» STATED TASK
Below this line are records; write out exactly the lines from the one containing "Recreate this image" through the one containing "bw = (1 - bargap) / 2", with the pictures left out.

» EXTRACTED DATA

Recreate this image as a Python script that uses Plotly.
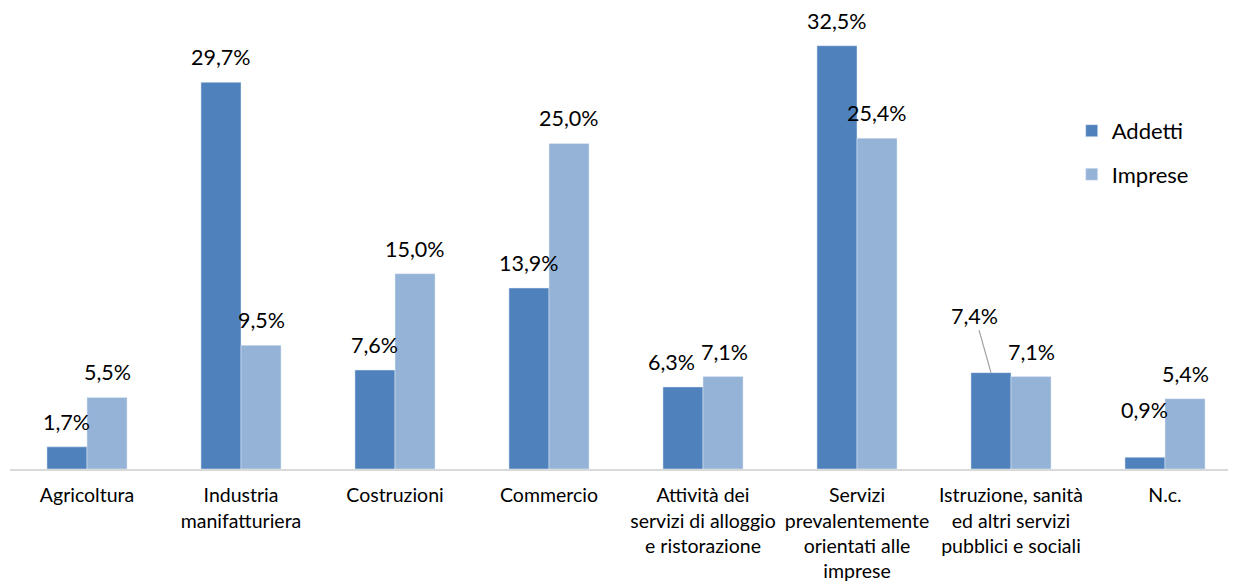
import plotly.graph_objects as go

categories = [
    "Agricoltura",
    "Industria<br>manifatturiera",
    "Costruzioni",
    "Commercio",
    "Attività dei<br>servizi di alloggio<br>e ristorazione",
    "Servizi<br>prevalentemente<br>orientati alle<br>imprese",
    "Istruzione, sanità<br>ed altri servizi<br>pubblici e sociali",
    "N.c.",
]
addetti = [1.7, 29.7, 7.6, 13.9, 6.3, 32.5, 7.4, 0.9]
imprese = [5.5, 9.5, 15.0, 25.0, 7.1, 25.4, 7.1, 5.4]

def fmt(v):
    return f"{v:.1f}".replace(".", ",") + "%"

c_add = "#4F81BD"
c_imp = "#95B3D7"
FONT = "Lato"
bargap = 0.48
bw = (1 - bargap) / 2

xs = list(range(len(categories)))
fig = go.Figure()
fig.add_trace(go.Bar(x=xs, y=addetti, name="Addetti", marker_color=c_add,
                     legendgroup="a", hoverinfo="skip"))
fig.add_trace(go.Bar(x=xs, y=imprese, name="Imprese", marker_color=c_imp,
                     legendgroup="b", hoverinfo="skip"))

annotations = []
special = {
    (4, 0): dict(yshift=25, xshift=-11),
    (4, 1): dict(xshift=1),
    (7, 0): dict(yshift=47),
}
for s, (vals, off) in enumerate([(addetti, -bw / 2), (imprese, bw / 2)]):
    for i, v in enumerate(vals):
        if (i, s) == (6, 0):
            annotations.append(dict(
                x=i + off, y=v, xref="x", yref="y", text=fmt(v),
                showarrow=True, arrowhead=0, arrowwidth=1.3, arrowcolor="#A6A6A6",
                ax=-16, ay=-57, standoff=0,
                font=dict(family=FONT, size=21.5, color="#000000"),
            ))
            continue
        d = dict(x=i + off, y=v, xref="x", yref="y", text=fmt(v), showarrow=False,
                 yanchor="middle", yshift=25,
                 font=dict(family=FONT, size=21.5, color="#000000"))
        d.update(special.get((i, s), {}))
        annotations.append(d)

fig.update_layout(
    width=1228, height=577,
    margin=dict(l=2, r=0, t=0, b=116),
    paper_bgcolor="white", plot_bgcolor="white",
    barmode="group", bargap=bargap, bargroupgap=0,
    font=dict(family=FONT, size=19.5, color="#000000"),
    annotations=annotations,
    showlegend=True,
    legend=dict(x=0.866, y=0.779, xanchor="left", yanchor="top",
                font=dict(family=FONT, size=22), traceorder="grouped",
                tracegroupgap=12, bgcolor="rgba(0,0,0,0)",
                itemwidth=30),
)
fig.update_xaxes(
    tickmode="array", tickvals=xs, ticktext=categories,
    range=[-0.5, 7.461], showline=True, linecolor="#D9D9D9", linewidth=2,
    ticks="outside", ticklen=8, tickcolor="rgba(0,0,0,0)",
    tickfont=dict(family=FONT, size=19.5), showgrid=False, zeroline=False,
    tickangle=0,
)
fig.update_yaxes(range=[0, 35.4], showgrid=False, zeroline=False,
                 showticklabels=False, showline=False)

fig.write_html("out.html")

* * *

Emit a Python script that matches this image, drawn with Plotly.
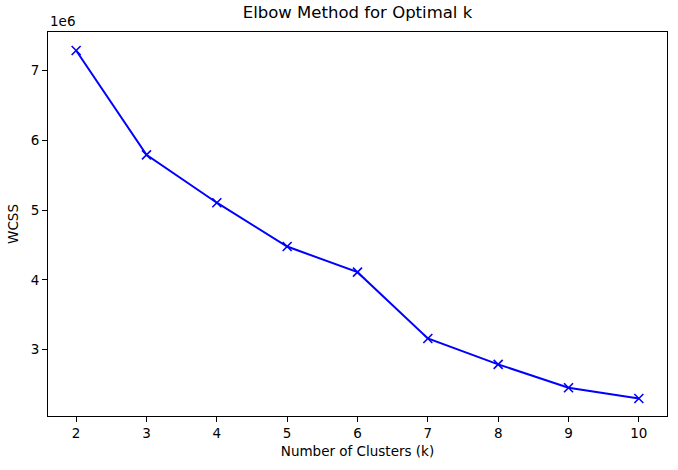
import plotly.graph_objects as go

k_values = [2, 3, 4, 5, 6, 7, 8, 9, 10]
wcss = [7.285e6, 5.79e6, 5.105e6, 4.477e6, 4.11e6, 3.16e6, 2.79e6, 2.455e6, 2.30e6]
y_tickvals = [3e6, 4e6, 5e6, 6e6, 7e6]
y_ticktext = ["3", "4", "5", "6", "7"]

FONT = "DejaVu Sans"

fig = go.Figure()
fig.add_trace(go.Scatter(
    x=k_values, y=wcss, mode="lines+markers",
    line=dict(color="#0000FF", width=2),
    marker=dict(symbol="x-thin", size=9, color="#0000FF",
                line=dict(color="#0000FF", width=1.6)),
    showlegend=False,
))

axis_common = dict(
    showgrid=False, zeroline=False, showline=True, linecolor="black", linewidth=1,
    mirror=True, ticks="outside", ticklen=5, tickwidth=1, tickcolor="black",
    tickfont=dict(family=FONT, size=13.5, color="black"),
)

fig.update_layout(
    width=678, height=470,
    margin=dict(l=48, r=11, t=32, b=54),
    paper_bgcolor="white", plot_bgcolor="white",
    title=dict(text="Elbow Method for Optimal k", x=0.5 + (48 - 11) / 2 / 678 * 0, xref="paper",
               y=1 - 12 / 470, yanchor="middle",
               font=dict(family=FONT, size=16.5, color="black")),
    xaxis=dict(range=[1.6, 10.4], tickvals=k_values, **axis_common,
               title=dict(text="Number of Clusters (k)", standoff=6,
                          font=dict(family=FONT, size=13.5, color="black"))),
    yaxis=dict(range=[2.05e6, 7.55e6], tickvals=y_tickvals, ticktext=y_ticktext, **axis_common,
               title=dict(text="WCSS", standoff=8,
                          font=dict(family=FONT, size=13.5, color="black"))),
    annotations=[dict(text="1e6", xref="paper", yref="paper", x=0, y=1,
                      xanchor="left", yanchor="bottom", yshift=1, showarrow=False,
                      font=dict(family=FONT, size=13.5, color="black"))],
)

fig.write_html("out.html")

* * *

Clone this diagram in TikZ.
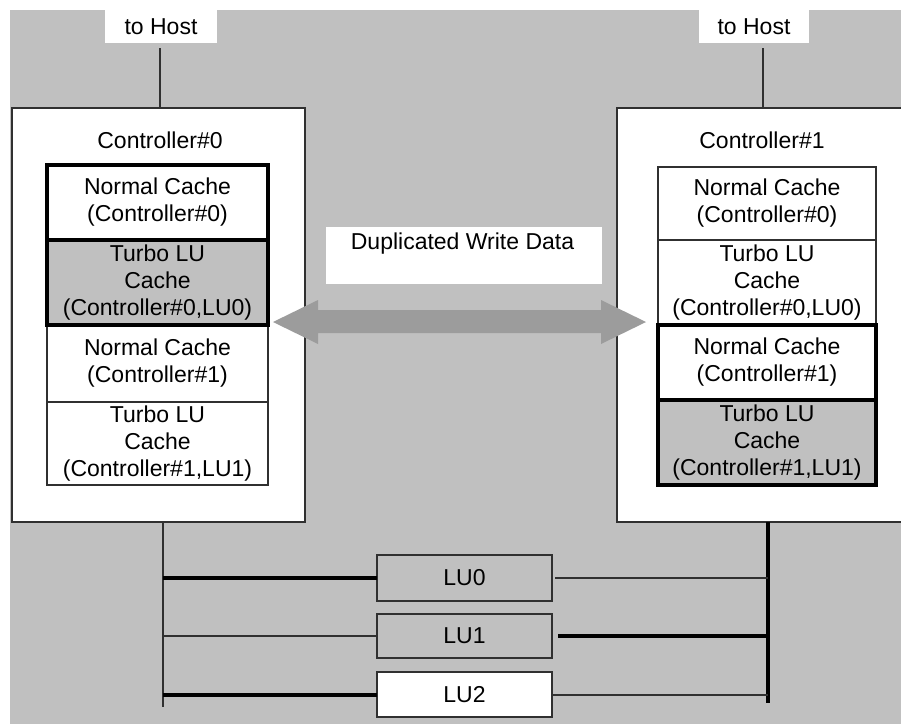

» WORKED ANSWER
Recreate this image as a Python script that uses Plotly.
import plotly.graph_objects as go

categories = [
    "Agricoltura",
    "Industria<br>manifatturiera",
    "Costruzioni",
    "Commercio",
    "Attività dei<br>servizi di alloggio<br>e ristorazione",
    "Servizi<br>prevalentemente<br>orientati alle<br>imprese",
    "Istruzione, sanità<br>ed altri servizi<br>pubblici e sociali",
    "N.c.",
]
addetti = [1.7, 29.7, 7.6, 13.9, 6.3, 32.5, 7.4, 0.9]
imprese = [5.5, 9.5, 15.0, 25.0, 7.1, 25.4, 7.1, 5.4]

def fmt(v):
    return f"{v:.1f}".replace(".", ",") + "%"

c_add = "#4F81BD"
c_imp = "#95B3D7"
FONT = "Lato"
bargap = 0.48
bw = (1 - bargap) / 2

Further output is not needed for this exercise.